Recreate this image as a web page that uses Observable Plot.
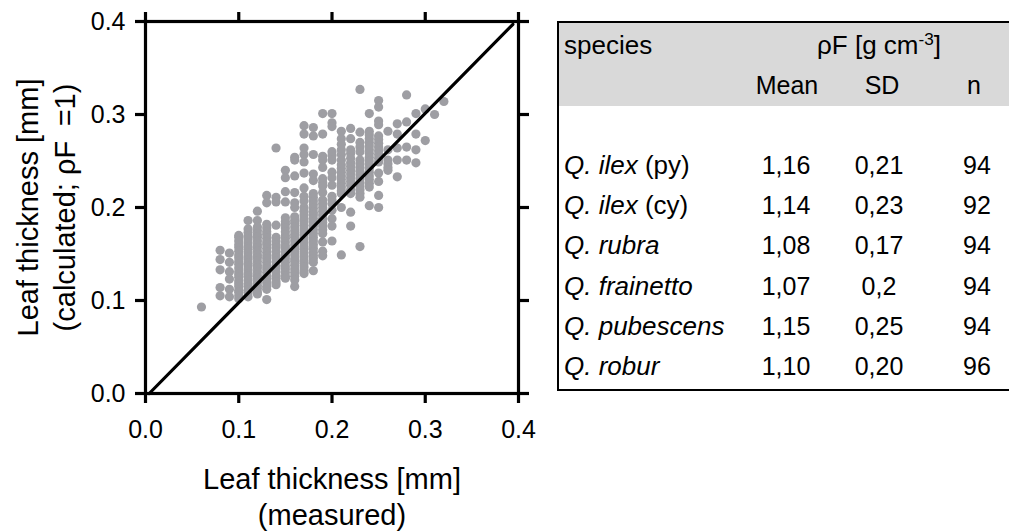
<!DOCTYPE html>
<html><head><meta charset="utf-8">
<script src="https://cdn.jsdelivr.net/npm/d3@7"></script>
<script src="https://cdn.jsdelivr.net/npm/@observablehq/plot@0.6"></script>
<style>
 body{margin:0;background:#fff;}
 #wrap{position:relative;width:1009px;height:532px;font-family:"Liberation Sans",Arial,sans-serif;color:#000;overflow:hidden;background:#fff}
 #chart{position:absolute;left:0;top:0}
 #table{position:absolute;left:557px;top:21px;width:452px;height:370px;box-sizing:border-box;border-left:2px solid #000;border-top:2px solid #000;border-bottom:2px solid #000}
 .hdr{position:absolute;left:0;top:0;right:0;height:83px;background:#d9d9d9}
 .cell{position:absolute;font-size:25px;line-height:30px;white-space:nowrap}
 .c{transform:translateX(-50%)}
 sup{font-size:0.66em;line-height:0;vertical-align:0.55em}
</style></head>
<body>
<div id="wrap"><div id="chart"></div><div id="table"><div class="hdr"></div></div></div>
<script>
// measured leaf thickness columns [mm]
const measured = [0.06, 0.08, 0.09, 0.10, 0.11, 0.12, 0.13, 0.14, 0.15, 0.16, 0.17, 0.18, 0.19, 0.20, 0.21, 0.22, 0.23, 0.24, 0.25, 0.26, 0.27, 0.28, 0.29, 0.30, 0.31, 0.32];
// calculated leaf thickness [mm] for each measured column
const calculated = [
  [0.093],
  [0.154, 0.144, 0.133, 0.114, 0.105],
  [0.151, 0.141, 0.131, 0.123, 0.112, 0.104],
  [0.170, 0.168, 0.164, 0.160, 0.157, 0.153, 0.149, 0.146, 0.142, 0.139, 0.135, 0.131, 0.128, 0.125, 0.121, 0.118, 0.115, 0.111, 0.109, 0.105, 0.102],
  [0.186, 0.177, 0.173, 0.169, 0.166, 0.162, 0.158, 0.155, 0.151, 0.147, 0.144, 0.140, 0.137, 0.133, 0.129, 0.126, 0.122, 0.118, 0.115, 0.111, 0.108, 0.104],
  [0.196, 0.186, 0.179, 0.175, 0.171, 0.168, 0.164, 0.160, 0.157, 0.153, 0.149, 0.146, 0.142, 0.138, 0.135, 0.131, 0.127, 0.124, 0.120, 0.116, 0.113, 0.109, 0.107],
  [0.213, 0.205, 0.182, 0.178, 0.174, 0.171, 0.167, 0.163, 0.160, 0.156, 0.152, 0.148, 0.145, 0.141, 0.137, 0.134, 0.130, 0.126, 0.123, 0.119, 0.115, 0.112, 0.101],
  [0.264, 0.211, 0.206, 0.181, 0.168, 0.164, 0.160, 0.157, 0.153, 0.149, 0.146, 0.142, 0.138, 0.135, 0.131, 0.127, 0.124, 0.120, 0.117],
  [0.240, 0.232, 0.217, 0.206, 0.189, 0.185, 0.182, 0.178, 0.174, 0.170, 0.167, 0.163, 0.159, 0.156, 0.152, 0.148, 0.145, 0.141, 0.137, 0.134, 0.130, 0.126, 0.124],
  [0.254, 0.251, 0.234, 0.216, 0.205, 0.200, 0.190, 0.186, 0.183, 0.179, 0.175, 0.171, 0.168, 0.164, 0.160, 0.156, 0.153, 0.149, 0.145, 0.142, 0.138, 0.134, 0.130, 0.126, 0.122, 0.115],
  [0.288, 0.279, 0.264, 0.257, 0.249, 0.237, 0.221, 0.212, 0.207, 0.200, 0.196, 0.192, 0.188, 0.185, 0.181, 0.177, 0.173, 0.170, 0.166, 0.162, 0.158, 0.155, 0.151, 0.147, 0.143, 0.140, 0.136, 0.132, 0.129],
  [0.286, 0.277, 0.257, 0.236, 0.229, 0.215, 0.211, 0.207, 0.203, 0.199, 0.195, 0.192, 0.188, 0.184, 0.180, 0.176, 0.172, 0.168, 0.164, 0.160, 0.156, 0.152, 0.148, 0.145, 0.141, 0.132],
  [0.301, 0.279, 0.255, 0.251, 0.243, 0.231, 0.227, 0.223, 0.216, 0.208, 0.204, 0.200, 0.196, 0.192, 0.188, 0.184, 0.180, 0.176, 0.172, 0.163, 0.153, 0.148],
  [0.301, 0.291, 0.287, 0.260, 0.256, 0.251, 0.238, 0.232, 0.224, 0.212, 0.208, 0.204, 0.197, 0.188, 0.180, 0.164],
  [0.282, 0.274, 0.268, 0.262, 0.257, 0.251, 0.246, 0.242, 0.238, 0.234, 0.230, 0.226, 0.222, 0.218, 0.215, 0.200, 0.149],
  [0.285, 0.274, 0.262, 0.258, 0.253, 0.248, 0.244, 0.240, 0.236, 0.232, 0.228, 0.224, 0.219, 0.215, 0.195, 0.180],
  [0.327, 0.281, 0.270, 0.265, 0.260, 0.251, 0.247, 0.243, 0.239, 0.235, 0.231, 0.227, 0.223, 0.219, 0.215, 0.211, 0.158],
  [0.301, 0.282, 0.278, 0.274, 0.270, 0.266, 0.262, 0.258, 0.254, 0.250, 0.246, 0.242, 0.238, 0.234, 0.230, 0.226, 0.222, 0.202],
  [0.315, 0.308, 0.293, 0.289, 0.277, 0.273, 0.269, 0.265, 0.261, 0.257, 0.253, 0.249, 0.237, 0.228, 0.213, 0.200],
  [0.282, 0.262, 0.251, 0.247, 0.243, 0.240],
  [0.290, 0.279, 0.264, 0.251, 0.233],
  [0.321, 0.292, 0.265, 0.251],
  [0.301, 0.279, 0.262, 0.248],
  [0.306, 0.272],
  [0.300],
  [0.314]
];
// reference line (measured vs calculated)
const lineX = [0.004, 0.394];
const lineY = [0.000, 0.397];
const axisTicks = [0, 0.1, 0.2, 0.3, 0.4];
const xTitle = "Leaf thickness [mm]\n(measured)";
const yTitle = "Leaf thickness [mm]\n(calculated; \u03c1F\u2002=1)";

// table data
const speciesGenus = ["Q. ilex", "Q. ilex", "Q. rubra", "Q. frainetto", "Q. pubescens", "Q. robur"];
const speciesNote = ["(py)", "(cy)", "", "", "", ""];
const meanRho = ["1,16", "1,14", "1,08", "1,07", "1,15", "1,10"];
const sdRho = ["0,21", "0,23", "0,17", "0,2", "0,25", "0,20"];
const nLeaves = ["94", "92", "94", "94", "94", "96"];
const headSpecies = "species";
const headRho = "\u03c1F [g cm<sup>-3</sup>]";
const headCols = ["Mean", "SD", "n"];

const points = measured.flatMap((x, i) => calculated[i].map(y => ({x, y})));
const refLine = lineX.map((x, i) => ({x, y: lineY[i]}));
const fmt = d3.format(".1f");

const chart = Plot.plot({
  width: 540, height: 532,
  marginLeft: 145, marginRight: 22, marginTop: 21, marginBottom: 139,
  x: {domain: [0, 0.4]},
  y: {domain: [0, 0.4]},
  style: {fontFamily: "'Liberation Sans', Arial, sans-serif", background: "white", color: "black", overflow: "visible"},
  marks: [
    Plot.dot(points, {x: "x", y: "y", r: 4.6, fill: "#9e9ea3", stroke: "none"}),
    Plot.line(refLine, {x: "x", y: "y", stroke: "black", strokeWidth: 3.2}),
    Plot.frame({stroke: "black", strokeWidth: 3.2}),
    Plot.axisX(axisTicks, {anchor: "bottom", tickSize: 10, tickPadding: 17, tickFormat: fmt, fontSize: 25, strokeWidth: 3.2, label: null}),
    Plot.axisX(axisTicks, {anchor: "top", tickSize: 10, tickFormat: () => "", strokeWidth: 3.2, label: null}),
    Plot.axisY(axisTicks, {anchor: "left", tickSize: 10, tickPadding: 10, tickFormat: fmt, fontSize: 25, strokeWidth: 3.2, label: null}),
    Plot.axisY(axisTicks, {anchor: "right", tickSize: 10, tickFormat: () => "", strokeWidth: 3.2, label: null}),
    Plot.text([xTitle], {text: d => d, frameAnchor: "bottom", textAnchor: "middle", lineAnchor: "middle", dy: 102, fontSize: 29, lineHeight: 1.22, fill: "black"}),
    Plot.text([yTitle], {text: d => d, frameAnchor: "left", textAnchor: "middle", lineAnchor: "middle", rotate: -90, dx: -101, fontSize: 29, lineHeight: 1.3, fill: "black"})
  ]
});
document.getElementById("chart").appendChild(chart);

// table layout (page coords relative to table inner box at 559, 23)
const tbl = document.getElementById("table");
function cell(html, left, centerY, centered, size) {
  const d = document.createElement("div");
  d.className = "cell" + (centered ? " c" : "");
  d.style.left = left + "px";
  d.style.top = (centerY - 15 - 23) + "px";
  if (size) d.style.fontSize = size + "px";
  d.innerHTML = html;
  tbl.appendChild(d);
}
cell(headSpecies, 5, 45, false, 26);
cell(headRho, 320, 45, true, 26);
const headX = [228, 323, 415];
headCols.forEach((h, i) => cell(h, headX[i], 85, true));
const colX = [227, 320, 418];
speciesGenus.forEach((g, i) => {
  const cy = 165 + i * 40.2;
  cell("<i>" + g + "</i>" + (speciesNote[i] ? " " + speciesNote[i] : ""), 5, cy, false, 26);
  cell(meanRho[i], colX[0], cy, true);
  cell(sdRho[i], colX[1], cy, true);
  cell(nLeaves[i], colX[2], cy, true);
});
</script>
</body></html>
☆ ☆ ☆ ☆ ☆
- **Exercise aim**
Scan the data for the word "page" and copy every line where it shows up.

- **Solution**
Recreate this image as a web page that uses Observable Plot.
// table layout (page coords relative to table inner box at 559, 23)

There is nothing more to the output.